You need to use different IV for every message you encrypt.
Thus rather than the process:
- encrypt plaintext
- reverse the ciphertext
- continue encrypting (now from finish to start)
You need to generate IV each time. I.e.:
- generate IV
- encrypt the plaintext using the IV
- store/send the ciphertext and the materials required to recreate IV
The easiest way choice is to generate random IVs. This will of course require more storage space (ciphertext + 16 bytes).
Some other schemes which deterministically generate IV are allowed. See NIST SP800-38A for recommendations on how CBC mode IV can be generated.
How to use CBC without expanding block
Linux's dm-crypt uses CBC-ESSIV mode, which generates IV on the fly without need for expansion and thus allows to use CBC mode, without requiring more space than the size of plaintext (assuming plaintext size is multiple of AES block size). However, this mode requires significant amount of processing to calculate IV.

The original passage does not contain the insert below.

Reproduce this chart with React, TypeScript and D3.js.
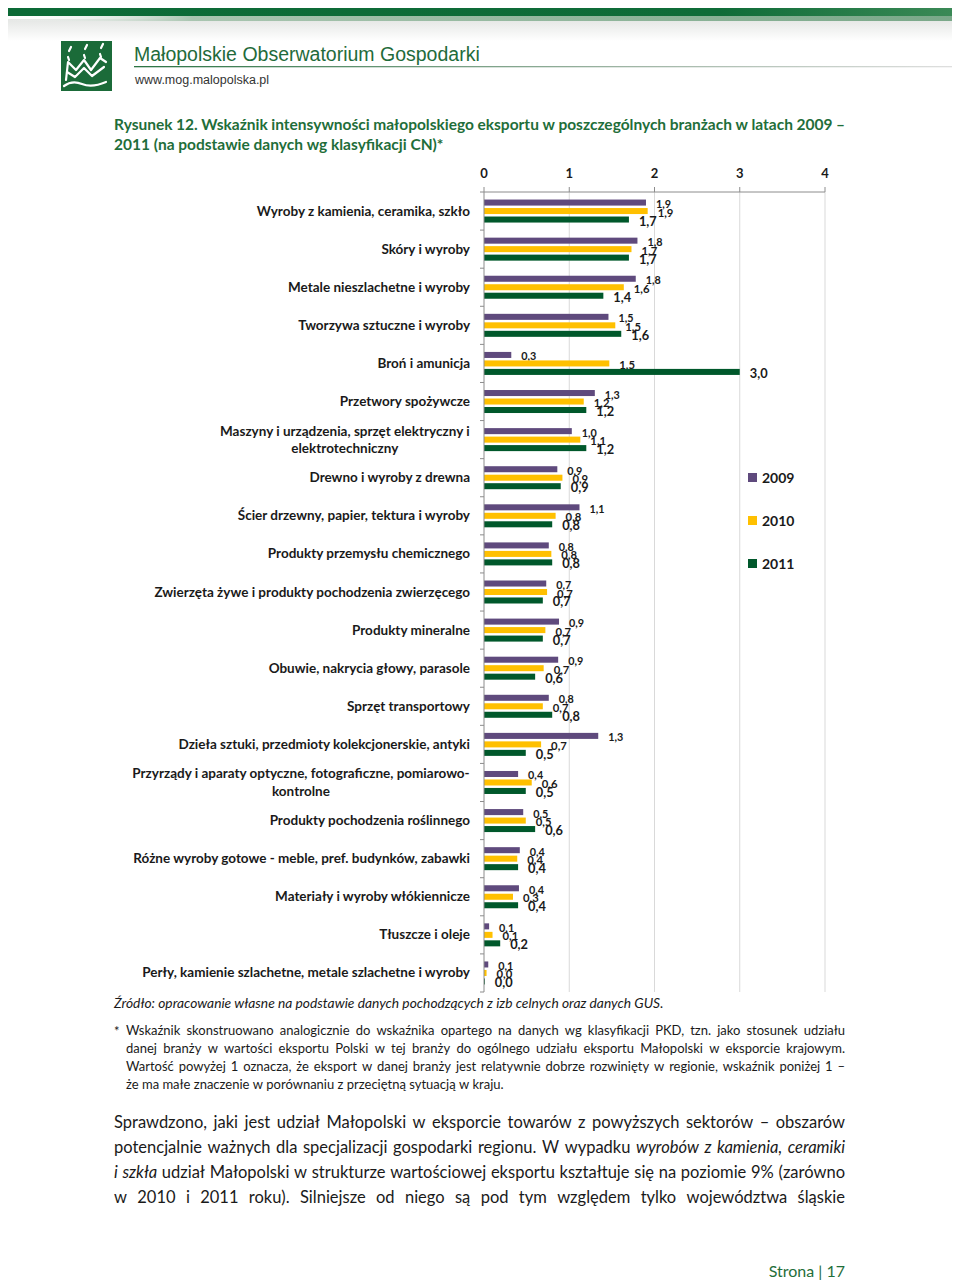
import * as d3 from "d3";

// --- data ---
const categories = [
  "Wyroby z kamienia, ceramika, szkło",
  "Skóry i wyroby",
  "Metale nieszlachetne i wyroby",
  "Tworzywa sztuczne i wyroby",
  "Broń i amunicja",
  "Przetwory spożywcze",
  "Maszyny i urządzenia, sprzęt elektryczny i\nelektrotechniczny",
  "Drewno i wyroby z drewna",
  "Ścier drzewny, papier, tektura i wyroby",
  "Produkty przemysłu chemicznego",
  "Zwierzęta żywe i produkty pochodzenia zwierzęcego",
  "Produkty mineralne",
  "Obuwie, nakrycia głowy, parasole",
  "Sprzęt transportowy",
  "Dzieła sztuki, przedmioty kolekcjonerskie, antyki",
  "Przyrządy i aparaty optyczne, fotograficzne, pomiarowo-\nkontrolne",
  "Produkty pochodzenia roślinnego",
  "Różne wyroby gotowe - meble, pref. budynków, zabawki",
  "Materiały i wyroby włókiennicze",
  "Tłuszcze i oleje",
  "Perły, kamienie szlachetne, metale szlachetne i wyroby",
];
const v2009 = [1.9, 1.8, 1.78, 1.46, 0.32, 1.3, 1.03, 0.86, 1.12, 0.76, 0.73, 0.88, 0.87, 0.76, 1.34, 0.4, 0.46, 0.42, 0.41, 0.06, 0.05];
const v2010 = [1.92, 1.73, 1.64, 1.54, 1.47, 1.17, 1.13, 0.92, 0.84, 0.79, 0.74, 0.72, 0.7, 0.69, 0.67, 0.56, 0.49, 0.39, 0.34, 0.1, 0.03];
const v2011 = [1.7, 1.7, 1.4, 1.61, 3.0, 1.2, 1.2, 0.9, 0.8, 0.8, 0.69, 0.69, 0.6, 0.8, 0.49, 0.49, 0.6, 0.4, 0.4, 0.19, 0.01];
const years = ["2009", "2010", "2011"];
const seriesValues = [v2009, v2010, v2011];
const colors = ["#5f4a7d", "#ffc000", "#00582b"];
const labelSizes = [10.8, 11.3, 12.8];
const xTicks = [0, 1, 2, 3, 4];

type Seg = { t: string; i?: boolean };

const titleLines: Seg[][] = [
  [{ t: "Rysunek 12. Wskaźnik intensywności małopolskiego eksportu w poszczególnych branżach w latach 2009 –" }],
  [{ t: "2011 (na podstawie danych wg klasyfikacji CN)*" }],
];
const noteLines: Seg[][] = [
  [{ t: "Wskaźnik skonstruowano analogicznie do wskaźnika opartego na danych wg klasyfikacji PKD, tzn. jako stosunek udziału" }],
  [{ t: "danej branży w wartości eksportu Polski w tej branży do ogólnego udziału eksportu Małopolski w eksporcie krajowym." }],
  [{ t: "Wartość powyżej 1 oznacza, że eksport w danej branży jest relatywnie dobrze rozwinięty w regionie, wskaźnik poniżej 1 –" }],
  [{ t: "że ma małe znaczenie w porównaniu z przeciętną sytuacją w kraju." }],
];
const bodyLines: Seg[][] = [
  [{ t: "Sprawdzono, jaki jest udział Małopolski w eksporcie towarów z powyższych sektorów – obszarów" }],
  [{ t: "potencjalnie ważnych dla specjalizacji gospodarki regionu. W wypadku" }, { t: "wyrobów z kamienia, ceramiki", i: true }],
  [{ t: "i szkła", i: true }, { t: "udział Małopolski w strukturze wartościowej eksportu kształtuje się na poziomie 9% (zarówno" }],
  [{ t: "w 2010 i 2011 roku). Silniejsze od niego są pod tym względem tylko województwa śląskie" }],
];

const FONT = "Lato, 'Open Sans', sans-serif";

const ctx = document.createElement("canvas").getContext("2d")!;
const measure = (t: string, font: string) => {
  ctx.font = font;
  return ctx.measureText(t).width;
};

// justified paragraph, words placed one by one
function Paragraph(props: {
  lines: Seg[][]; x: number; y: number; lh: number; width: number; size: number;
  weight?: number; color?: string; justifyLast?: boolean;
}) {
  const { lines, x, y, lh, width, size, weight = 400, color = "#1a1a1a", justifyLast = false } = props;
  const font = (it: boolean, s: number) => `${it ? "italic " : ""}${weight} ${s}px Lato`;
  const words = lines.map((l) =>
    l.flatMap((seg) => seg.t.split(" ").filter((w) => w).map((w) => ({ w, i: !!seg.i })))
  );
  let s = size;
  words.forEach((ws, li) => {
    if (li === lines.length - 1 && !justifyLast) return;
    const nat = d3.sum(ws, (d) => measure(d.w, font(d.i, size))) + (ws.length - 1) * measure(" ", font(false, size)) * 0.7;
    if (nat > width) s = Math.min(s, (size * width) / nat);
  });
  return (
    <g fill={color} fontFamily={FONT} fontSize={s} fontWeight={weight}>
      {words.map((ws, li) => {
        const widths = ws.map((d) => measure(d.w, font(d.i, s)));
        const justify = li < lines.length - 1 || justifyLast;
        const gap = justify ? (width - d3.sum(widths)) / (ws.length - 1) : measure(" ", font(false, s));
        let cx = x;
        return ws.map((d, wi) => {
          const px = cx;
          cx += widths[wi] + gap;
          return (
            <text key={li + "-" + wi} x={px} y={y + li * lh} fontStyle={d.i ? "italic" : "normal"}>
              {d.w}
            </text>
          );
        });
      })}
    </g>
  );
}

const App = () => {
  const x = d3.scaleLinear().domain([0, 4]).range([484, 825]);
  const y = d3.scaleBand<string>().domain(categories).range([192, 992]);
  const inner = d3.scaleBand<string>().domain(years).range([-11.5, 11.5]).paddingInner(0.29);
  const fmt = (v: number) => v.toFixed(1).replace(".", ",");
  const legendY = d3.scalePoint<string>().domain(years).range([478, 564]);
  const catFont = "700 13.5px Lato";

  return (
    <svg width={960} height={1282} style={{ display: "block", margin: "-8px 0 0 -8px" }}>
      <defs>
        <linearGradient id="band" x1="0" x2="1" y1="0" y2="0">
          <stop offset="0" stopColor="#0c6a36" />
          <stop offset="0.75" stopColor="#0f6c38" />
          <stop offset="1" stopColor="#3c8a57" />
        </linearGradient>
        <linearGradient id="fringe" x1="0" x2="1" y1="0" y2="0">
          <stop offset="0" stopColor="#ffffff" stopOpacity="0" />
          <stop offset="0.2" stopColor="#a9c5b0" />
          <stop offset="1" stopColor="#7aa889" />
        </linearGradient>
        <linearGradient id="shade" x1="0" x2="0" y1="0" y2="1">
          <stop offset="0" stopColor="#e4e6e4" />
          <stop offset="1" stopColor="#ffffff" />
        </linearGradient>
        <linearGradient id="rule" x1="0" x2="1" y1="0" y2="0">
          <stop offset="0" stopColor="#2c7444" />
          <stop offset="0.6" stopColor="#9fb5a5" />
          <stop offset="1" stopColor="#e0e0e0" />
        </linearGradient>
      </defs>

      {/* header */}
      <rect x={0} y={0} width={960} height={1282} fill="#fff" />
      <rect x={0} y={19} width={960} height={22} fill="url(#shade)" />
      <rect x={0} y={15} width={960} height={6} fill="url(#fringe)" />
      <rect x={0} y={0} width={960} height={16} fill="url(#band)" />
      <rect x={0} y={0} width={960} height={2} fill="#2f8a52" opacity={0.6} />

      <rect x={61} y={41} width={51} height={50} fill="#1b6b39" />
      <g stroke="#fff" strokeWidth={2.2} fill="none" strokeLinecap="round" strokeLinejoin="round">
        <path d="M69 51 l2 -4 M85 49 l2 -4 M101 48 l2 -4" />
        <path d="M68 57 l1 3 M84 55 l1 3 M100 54 l1 3" />
        <path d="M66 80 L68 62 L76 70 L84 60 L91 70 L100 58 L106 62" />
        <path d="M67 72 L75 77 L84 68 L92 76 L104 67" />
        <path d="M64 86 Q72 80 82 84 T106 82" />
      </g>
      <text x={134} y={61} fontFamily="'Liberation Sans', Arial, sans-serif" fontSize={19.5} fill="#1f6b3b">
        Małopolskie Obserwatorium Gospodarki
      </text>
      <rect x={134} y={66} width={826} height={1.3} fill="url(#rule)" />
      <text x={135} y={84} fontFamily="'Liberation Sans', Arial, sans-serif" fontSize={12.5} fill="#333">
        www.mog.malopolska.pl
      </text>

      {/* title */}
      <Paragraph lines={titleLines} x={114} y={130} lh={19.5} width={731} size={15.5} weight={700} color="#1f6e3a" />

      {/* grid */}
      {xTicks.filter((t) => t > 0).map((t) => (
        <line key={t} x1={x(t)} x2={x(t)} y1={192} y2={992} stroke="#d9d9d9" strokeWidth={1} />
      ))}

      {/* top axis */}
      <line x1={x(0)} x2={x(4)} y1={192} y2={192} stroke="#8c8c8c" />
      {xTicks.map((t) => (
        <g key={t}>
          <line x1={x(t)} x2={x(t)} y1={187} y2={192} stroke="#8c8c8c" />
          <text x={x(t)} y={178} textAnchor="middle" fontFamily={FONT} fontWeight={700} fontSize={13} fill="#1a1a1a">
            {t}
          </text>
        </g>
      ))}

      {/* bars */}
      {seriesValues.map((vals, si) =>
        vals.map((v, ci) => {
          const c = categories[ci];
          const cy = (y(c) as number) + y.bandwidth() / 2;
          const by = cy + (inner(years[si]) as number);
          return (
            <g key={si + "-" + ci}>
              <rect x={x(0)} y={by} width={x(v) - x(0)} height={inner.bandwidth()} fill={colors[si]} />
              <text
                x={x(v) + 10}
                y={by + inner.bandwidth() / 2 + 1}
                dominantBaseline="central"
                fontFamily={FONT}
                fontWeight={700}
                fontSize={labelSizes[si]}
                fill="#1a1a1a"
              >
                {fmt(v)}
              </text>
            </g>
          );
        })
      )}

      {/* left axis */}
      <line x1={x(0)} x2={x(0)} y1={192} y2={992} stroke="#8c8c8c" />
      {categories.map((c) => (
        <line key={c} x1={x(0) - 4} x2={x(0)} y1={y(c)} y2={y(c)} stroke="#8c8c8c" />
      ))}
      <line x1={x(0) - 4} x2={x(0)} y1={992} y2={992} stroke="#8c8c8c" />

      {/* category labels */}
      {categories.map((c) => {
        const cy = (y(c) as number) + y.bandwidth() / 2;
        const parts = c.split("\n");
        if (parts.length === 1) {
          return (
            <text key={c} x={470} y={cy + 4.5} textAnchor="end" fontFamily={FONT} fontWeight={700} fontSize={13.5} fill="#1a1a1a">
              {c}
            </text>
          );
        }
        const w = measure(parts[0], catFont);
        const mid = 470 - w / 2;
        return (
          <text key={c} textAnchor="middle" fontFamily={FONT} fontWeight={700} fontSize={13.5} fill="#1a1a1a">
            <tspan x={mid} y={cy - 4}>{parts[0]}</tspan>
            <tspan x={mid} y={cy + 13.5}>{parts[1]}</tspan>
          </text>
        );
      })}

      {/* legend */}
      {years.map((yr, i) => (
        <g key={yr}>
          <rect x={748} y={(legendY(yr) as number) - 5} width={9} height={9} fill={colors[i]} />
          <text x={762} y={(legendY(yr) as number) + 5} fontFamily={FONT} fontWeight={700} fontSize={14} fill="#1a1a1a">
            {yr}
          </text>
        </g>
      ))}

      {/* source and notes */}
      <text x={114} y={1008} fontFamily={FONT} fontStyle="italic" fontSize={13.8} fill="#1a1a1a">
        Źródło: opracowanie własne na podstawie danych pochodzących z izb celnych oraz danych GUS.
      </text>
      <text x={114} y={1036} fontFamily={FONT} fontSize={13} fill="#1a1a1a">*</text>
      <Paragraph lines={noteLines} x={126} y={1035} lh={18} width={719} size={13} />

      <Paragraph lines={bodyLines} x={114} y={1128} lh={25} width={731} size={16.5} justifyLast />

      <text x={845} y={1277} textAnchor="end" fontFamily={FONT} fontSize={16} fill="#1f6e3a">
        Strona | 17
      </text>
    </svg>
  );
};

export default App;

(There are also some other ways to use CBC or build mode based on CBC, which does not need to store IV). Common for all such modes and mode variants is: you need to be very careful with such mode to avoid IV reuse does not happen unexpectedly.
For example, one notable situation where IV reuse occurs is when CBC-ESSIV stores the same value to the same block. In some security models this is considered acceptable.